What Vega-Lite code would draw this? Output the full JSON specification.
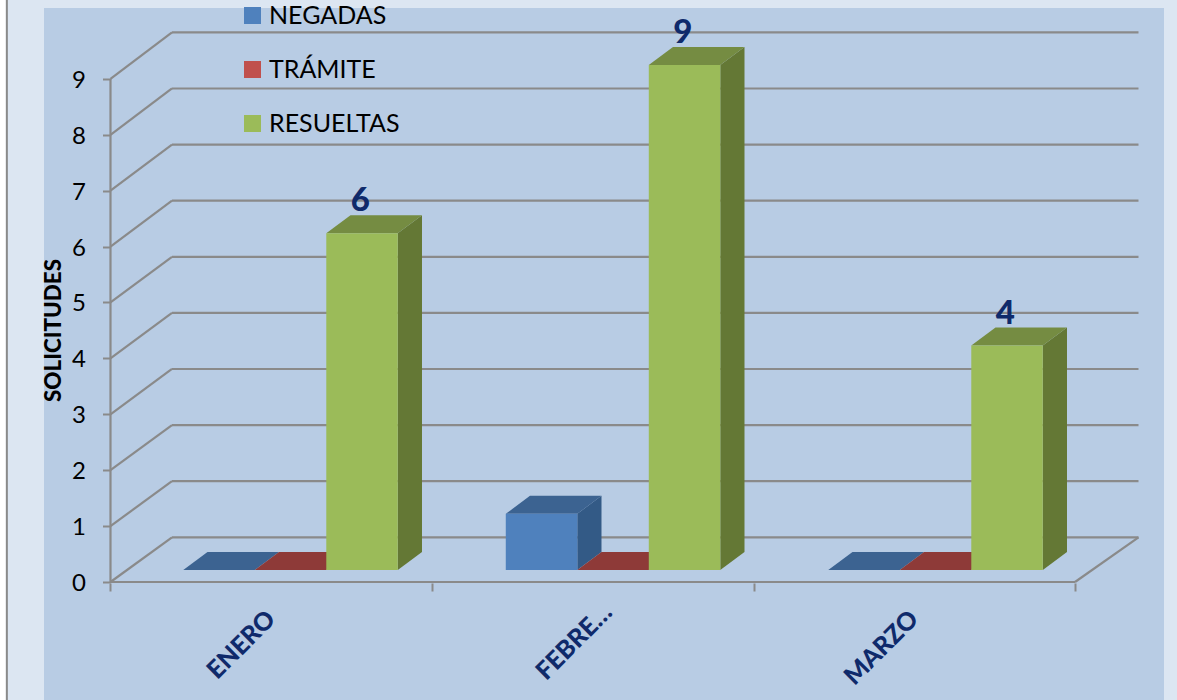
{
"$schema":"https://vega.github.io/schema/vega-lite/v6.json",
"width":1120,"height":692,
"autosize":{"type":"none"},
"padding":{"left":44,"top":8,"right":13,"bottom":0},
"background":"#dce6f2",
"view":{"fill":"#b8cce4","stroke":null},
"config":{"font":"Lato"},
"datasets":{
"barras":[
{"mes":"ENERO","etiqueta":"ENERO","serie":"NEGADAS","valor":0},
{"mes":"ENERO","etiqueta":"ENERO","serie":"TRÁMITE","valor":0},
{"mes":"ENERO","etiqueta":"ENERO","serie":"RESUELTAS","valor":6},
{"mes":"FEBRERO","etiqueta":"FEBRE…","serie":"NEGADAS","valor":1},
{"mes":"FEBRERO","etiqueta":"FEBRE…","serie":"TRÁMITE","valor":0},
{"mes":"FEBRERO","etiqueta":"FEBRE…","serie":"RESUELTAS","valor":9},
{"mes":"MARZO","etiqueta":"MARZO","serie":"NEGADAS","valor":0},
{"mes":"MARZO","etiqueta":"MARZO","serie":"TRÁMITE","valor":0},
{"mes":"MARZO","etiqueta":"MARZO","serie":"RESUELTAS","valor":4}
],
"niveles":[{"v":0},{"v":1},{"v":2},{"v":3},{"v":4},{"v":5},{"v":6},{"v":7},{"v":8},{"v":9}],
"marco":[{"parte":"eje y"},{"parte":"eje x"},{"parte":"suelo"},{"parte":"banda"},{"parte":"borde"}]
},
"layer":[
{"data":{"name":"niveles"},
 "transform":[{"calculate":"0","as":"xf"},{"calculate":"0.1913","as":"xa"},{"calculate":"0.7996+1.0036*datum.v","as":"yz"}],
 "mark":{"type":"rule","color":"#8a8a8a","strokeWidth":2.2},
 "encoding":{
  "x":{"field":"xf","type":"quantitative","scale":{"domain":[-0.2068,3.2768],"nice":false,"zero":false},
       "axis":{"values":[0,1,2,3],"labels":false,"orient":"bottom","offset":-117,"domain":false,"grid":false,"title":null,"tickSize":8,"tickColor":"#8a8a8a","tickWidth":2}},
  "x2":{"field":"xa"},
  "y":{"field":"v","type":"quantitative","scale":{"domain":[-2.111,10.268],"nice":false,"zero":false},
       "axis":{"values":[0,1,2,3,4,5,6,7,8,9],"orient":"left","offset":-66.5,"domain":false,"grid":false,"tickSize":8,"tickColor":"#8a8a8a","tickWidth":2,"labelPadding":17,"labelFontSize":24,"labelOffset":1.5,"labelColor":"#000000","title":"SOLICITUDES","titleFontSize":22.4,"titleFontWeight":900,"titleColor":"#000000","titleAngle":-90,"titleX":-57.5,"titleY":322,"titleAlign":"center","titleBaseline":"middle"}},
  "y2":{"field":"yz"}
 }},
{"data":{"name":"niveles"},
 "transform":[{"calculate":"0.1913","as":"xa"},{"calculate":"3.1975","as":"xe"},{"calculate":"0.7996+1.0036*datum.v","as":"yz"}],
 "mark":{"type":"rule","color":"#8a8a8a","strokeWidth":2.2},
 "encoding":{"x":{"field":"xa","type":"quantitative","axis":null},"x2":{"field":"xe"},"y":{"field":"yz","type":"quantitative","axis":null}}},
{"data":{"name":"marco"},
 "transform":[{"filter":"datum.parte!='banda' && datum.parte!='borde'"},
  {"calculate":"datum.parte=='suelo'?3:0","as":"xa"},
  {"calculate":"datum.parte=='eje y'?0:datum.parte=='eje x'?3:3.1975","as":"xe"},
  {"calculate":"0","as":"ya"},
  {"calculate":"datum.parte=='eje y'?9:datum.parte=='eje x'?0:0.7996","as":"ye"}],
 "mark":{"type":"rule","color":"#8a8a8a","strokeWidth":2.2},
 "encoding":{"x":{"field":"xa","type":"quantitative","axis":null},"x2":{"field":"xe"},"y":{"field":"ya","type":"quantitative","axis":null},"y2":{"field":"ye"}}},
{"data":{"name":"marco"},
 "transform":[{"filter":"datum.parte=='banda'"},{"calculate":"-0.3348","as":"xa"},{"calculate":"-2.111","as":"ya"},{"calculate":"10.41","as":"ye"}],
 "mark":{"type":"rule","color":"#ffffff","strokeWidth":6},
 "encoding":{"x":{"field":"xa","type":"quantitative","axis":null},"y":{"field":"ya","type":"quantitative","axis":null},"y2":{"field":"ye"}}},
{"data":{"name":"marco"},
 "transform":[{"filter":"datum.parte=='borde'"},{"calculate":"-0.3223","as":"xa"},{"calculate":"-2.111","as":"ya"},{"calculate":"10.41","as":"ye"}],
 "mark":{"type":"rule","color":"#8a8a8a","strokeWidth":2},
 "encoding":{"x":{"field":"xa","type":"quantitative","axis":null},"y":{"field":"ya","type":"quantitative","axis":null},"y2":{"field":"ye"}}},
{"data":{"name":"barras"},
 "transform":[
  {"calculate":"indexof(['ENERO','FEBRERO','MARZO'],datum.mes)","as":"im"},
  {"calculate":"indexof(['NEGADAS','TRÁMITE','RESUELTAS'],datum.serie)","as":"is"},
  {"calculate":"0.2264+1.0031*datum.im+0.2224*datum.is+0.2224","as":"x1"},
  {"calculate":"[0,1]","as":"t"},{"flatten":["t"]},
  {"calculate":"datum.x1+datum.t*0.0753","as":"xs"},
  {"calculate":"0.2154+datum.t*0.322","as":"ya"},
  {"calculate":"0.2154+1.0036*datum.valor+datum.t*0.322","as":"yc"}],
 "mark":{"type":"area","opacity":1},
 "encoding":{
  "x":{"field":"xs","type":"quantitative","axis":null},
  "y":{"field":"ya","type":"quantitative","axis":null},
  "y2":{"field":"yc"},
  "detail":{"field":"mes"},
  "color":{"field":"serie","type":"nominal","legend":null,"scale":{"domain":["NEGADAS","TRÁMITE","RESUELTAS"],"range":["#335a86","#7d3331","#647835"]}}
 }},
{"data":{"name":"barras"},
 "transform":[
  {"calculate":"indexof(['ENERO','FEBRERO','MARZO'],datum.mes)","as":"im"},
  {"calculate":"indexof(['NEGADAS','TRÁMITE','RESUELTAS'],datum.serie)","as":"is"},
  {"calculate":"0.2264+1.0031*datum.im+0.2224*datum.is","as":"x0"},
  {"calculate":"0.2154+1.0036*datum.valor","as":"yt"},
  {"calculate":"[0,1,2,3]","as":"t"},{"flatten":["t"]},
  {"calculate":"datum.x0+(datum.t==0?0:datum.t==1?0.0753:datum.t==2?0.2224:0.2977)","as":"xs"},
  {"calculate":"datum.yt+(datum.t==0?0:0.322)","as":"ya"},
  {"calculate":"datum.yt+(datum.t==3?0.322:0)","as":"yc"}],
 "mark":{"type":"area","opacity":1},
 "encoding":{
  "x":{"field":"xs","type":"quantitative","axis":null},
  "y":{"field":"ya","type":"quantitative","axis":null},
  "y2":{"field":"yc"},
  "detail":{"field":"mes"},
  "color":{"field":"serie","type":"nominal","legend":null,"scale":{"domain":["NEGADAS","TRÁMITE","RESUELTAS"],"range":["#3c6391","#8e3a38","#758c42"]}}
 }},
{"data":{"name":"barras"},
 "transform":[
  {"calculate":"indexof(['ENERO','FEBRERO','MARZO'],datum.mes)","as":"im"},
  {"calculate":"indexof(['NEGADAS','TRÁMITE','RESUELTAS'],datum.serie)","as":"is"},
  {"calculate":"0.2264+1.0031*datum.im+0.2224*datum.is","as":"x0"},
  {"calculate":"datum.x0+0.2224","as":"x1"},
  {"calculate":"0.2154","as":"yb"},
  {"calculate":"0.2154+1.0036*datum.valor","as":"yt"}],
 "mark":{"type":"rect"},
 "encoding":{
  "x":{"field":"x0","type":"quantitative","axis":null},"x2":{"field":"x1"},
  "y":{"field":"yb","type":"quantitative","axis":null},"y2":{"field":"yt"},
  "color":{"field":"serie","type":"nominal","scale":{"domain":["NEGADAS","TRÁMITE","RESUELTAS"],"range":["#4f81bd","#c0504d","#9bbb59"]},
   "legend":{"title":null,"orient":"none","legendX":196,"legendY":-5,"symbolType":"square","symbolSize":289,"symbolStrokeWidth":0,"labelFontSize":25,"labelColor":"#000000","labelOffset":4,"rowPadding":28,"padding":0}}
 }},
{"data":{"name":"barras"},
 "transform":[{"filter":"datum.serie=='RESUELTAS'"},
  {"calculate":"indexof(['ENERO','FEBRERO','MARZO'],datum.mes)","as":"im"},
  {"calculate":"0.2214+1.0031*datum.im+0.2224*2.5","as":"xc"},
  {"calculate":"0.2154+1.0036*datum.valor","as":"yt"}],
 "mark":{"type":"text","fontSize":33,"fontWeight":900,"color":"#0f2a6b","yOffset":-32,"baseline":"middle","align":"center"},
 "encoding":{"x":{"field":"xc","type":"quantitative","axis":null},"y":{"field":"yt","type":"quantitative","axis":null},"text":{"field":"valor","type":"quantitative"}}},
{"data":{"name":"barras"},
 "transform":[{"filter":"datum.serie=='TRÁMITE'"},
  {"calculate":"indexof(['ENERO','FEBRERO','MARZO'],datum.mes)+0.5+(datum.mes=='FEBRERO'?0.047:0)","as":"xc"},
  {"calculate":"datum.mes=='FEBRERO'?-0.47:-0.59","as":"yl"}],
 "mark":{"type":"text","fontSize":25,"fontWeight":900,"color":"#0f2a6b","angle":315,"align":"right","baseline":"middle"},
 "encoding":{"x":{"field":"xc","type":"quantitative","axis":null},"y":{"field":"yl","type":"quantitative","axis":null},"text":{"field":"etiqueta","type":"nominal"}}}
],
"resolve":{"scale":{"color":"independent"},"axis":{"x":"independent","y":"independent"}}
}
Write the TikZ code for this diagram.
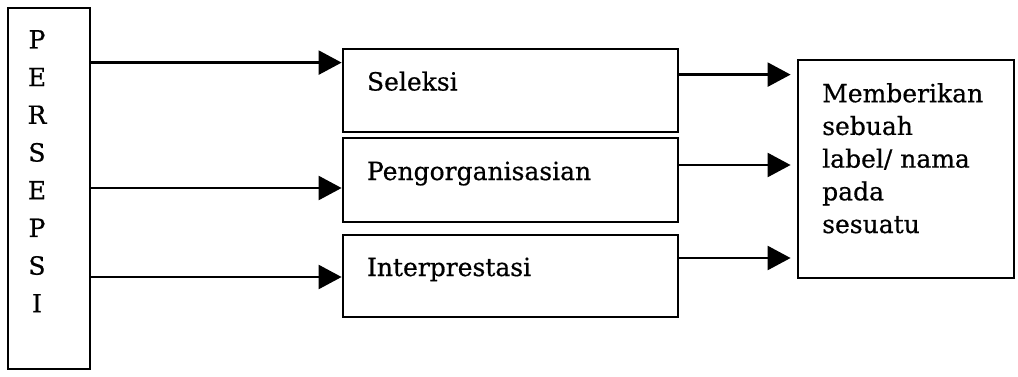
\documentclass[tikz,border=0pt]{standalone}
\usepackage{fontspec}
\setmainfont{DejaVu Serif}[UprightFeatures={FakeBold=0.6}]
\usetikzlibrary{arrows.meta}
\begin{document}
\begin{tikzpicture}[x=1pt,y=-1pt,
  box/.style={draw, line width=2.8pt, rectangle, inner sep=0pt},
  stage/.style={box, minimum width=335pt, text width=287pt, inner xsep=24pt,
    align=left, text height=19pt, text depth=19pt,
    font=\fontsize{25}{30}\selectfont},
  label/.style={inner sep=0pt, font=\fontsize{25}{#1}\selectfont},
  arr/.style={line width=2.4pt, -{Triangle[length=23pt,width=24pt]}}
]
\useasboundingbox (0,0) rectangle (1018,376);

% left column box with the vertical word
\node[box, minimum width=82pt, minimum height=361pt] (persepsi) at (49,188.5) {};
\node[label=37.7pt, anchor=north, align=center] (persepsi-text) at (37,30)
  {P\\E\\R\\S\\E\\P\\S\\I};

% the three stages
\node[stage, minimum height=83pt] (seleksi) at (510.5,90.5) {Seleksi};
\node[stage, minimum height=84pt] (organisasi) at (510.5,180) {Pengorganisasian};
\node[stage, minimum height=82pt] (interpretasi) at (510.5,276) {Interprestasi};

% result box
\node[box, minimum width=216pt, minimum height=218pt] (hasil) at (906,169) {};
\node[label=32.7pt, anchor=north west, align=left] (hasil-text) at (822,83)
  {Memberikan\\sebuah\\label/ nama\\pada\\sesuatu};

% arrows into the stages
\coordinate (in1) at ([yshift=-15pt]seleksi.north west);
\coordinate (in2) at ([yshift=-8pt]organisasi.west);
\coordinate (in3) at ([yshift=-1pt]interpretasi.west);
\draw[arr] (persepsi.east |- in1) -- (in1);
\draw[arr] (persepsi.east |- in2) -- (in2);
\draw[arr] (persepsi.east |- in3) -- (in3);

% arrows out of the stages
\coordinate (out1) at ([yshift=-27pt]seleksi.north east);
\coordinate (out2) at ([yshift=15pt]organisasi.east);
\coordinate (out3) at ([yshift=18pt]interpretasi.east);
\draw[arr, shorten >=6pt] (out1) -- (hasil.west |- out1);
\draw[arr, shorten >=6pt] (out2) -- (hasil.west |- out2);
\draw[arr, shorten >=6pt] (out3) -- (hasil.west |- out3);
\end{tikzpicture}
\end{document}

──────────────────────────────

Filter for "this". Return all lines that hold it.

» **THE REPLY**:
What Vega-Lite code would draw this? Output the full JSON specification.
Write the TikZ code for this diagram.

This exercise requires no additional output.